# Gooseneck vs Neckover



## churumbeque (Dec 20, 2009)

I've been around trailers and mechanically inclined and never have heard of the term neck over. Maybe you can post pics.


----------



## churumbeque (Dec 20, 2009)

I just looked it up. That is more heavy duty for hauling livestock. No dressing room or area to put a bed if desired.


----------



## whisperbaby22 (Jan 25, 2013)

Thanks, I was more looking for how they hauled and upkeep, etc.


----------



## churumbeque (Dec 20, 2009)

It's the same principle as a goose. You would have a tighter turning radius with neck.
I'm sure it would pull the same. Upkeep would be the same depending on quality of each brand.


----------



## whisperbaby22 (Jan 25, 2013)

Thanks, I am also wondering about the quality of the ride. The neckover looks a lot lighter than a gooseneck.


----------



## PrivatePilot (Dec 7, 2009)

Think of it as a gooseneck without the accommodations customarily at the front of many goosenecks.

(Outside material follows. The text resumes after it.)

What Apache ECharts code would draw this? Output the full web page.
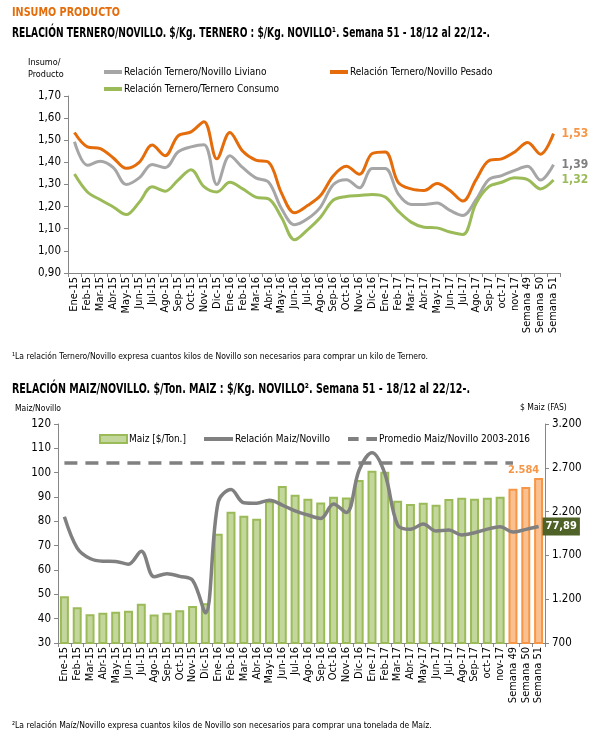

Nothing more, nothing less.

Ride quality is subjective, and weight depends on so many factors it would be impossible to take it into consideration. Steel...aluminum? Crossmember spacing? Axle ratings? Solid or open rail walls? Yes, you may save a little weight by not having the enclosed area at the front of the trailer, but for livestock hauling that's unimportant - for horse people, it typically is.


----------



## whisperbaby22 (Jan 25, 2013)

Yea, that makes sense. Thanks.


----------